After 12 months without being convicted of another violation three points may be removed from your record. Traffic tickets must be settled with the magisterial district court of the municipality in which you were cited. Follow the instructions on the citation. All courts accept cash and checks. Some courts allow you to pay traffic tickets online. When you pay a ticket it counts as a guilty plea and you’ll get points. You always have the option to fight the ticket in court if you disagree. Appear in court on the date and time listed on the ticket. You will have the opportunity to plead innocent and be scheduled for a trial.

If you don’t pay the fine by the deadline displayed on your ticket or appear in court on the date specified, the traditional judicial response is to issue a bench warrant. A bench warrant is a variant of an arrest warrant which authorizes the immediate on-sight arrest of the individual subject to the bench warrant. Sometimes drivers, stopped for a routine matter such as a faulty turn signal, are surprised when they are taken into custody to address a bench warrant issued years earlier for an infraction as minor as a parking ticket.

Parking Tickets
Unpaid parking tickets can hurt your credit and result in a bench warrant.

You can be pulled over if the music in your car is too loud. If the police can hear it from 50 feet away, it’s too loud.

Seat Belt Safety
There should not be more passengers than seat belts in a vehicle. Also, Pennsylvania law requires that all drivers and front-seat passengers be secured in a properly adjusted seat belt.

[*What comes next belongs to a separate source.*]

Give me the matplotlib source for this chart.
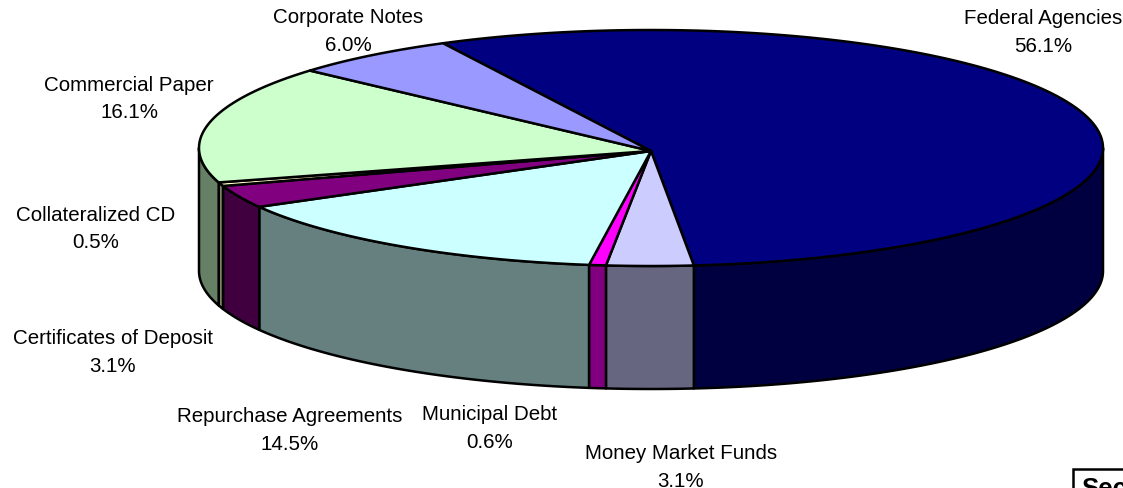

If you are considering tinting your vehicle windows, be sure the tinting complies with the laws in the state where the vehicle is licensed. If the level of tint is above the amount allowed by law, drivers will be cited and fined.

Vehicle Modifications
Any vehicle modification that makes it different from the way it was originally manufactured and registered will usually need state approval. Many minor vehicle modifications can be carried out without approval, but they must still comply with the regulations. Before making any modifications, find out if approval is required. Your local Pennsylvania vehicle inspection station and the licensed inspector can offer advice on modifications permitted by Pennsylvania vehicle inspection laws. It is also suggested that you talk over the modifications with your insurer. Failure to do this could result in a subsequent insurance claim being denied. Generally, modifications may not be completed if the change reduces the strength of the vehicle body, reduces the controllability or safety of the vehicle or causes danger to other people.

Vehicle Searches
During a traffic stop a police officer may ask to search your vehicle. You may refuse but you should decline as politely and firmly as possible. Without a warrant or your consent, police have limited authority to search private places such as glove compartments or your trunk. During a traffic violation stop, the police can ask for driver’s license, proof of insurance, and registration. They can ask for a sobriety test and are allowed to pat down a person suspected of carrying a weapon. They may search around the driver’s seat and look through windows. If a more extensive search is required, police can make you wait or impound your vehicle while a search warrant is obtained.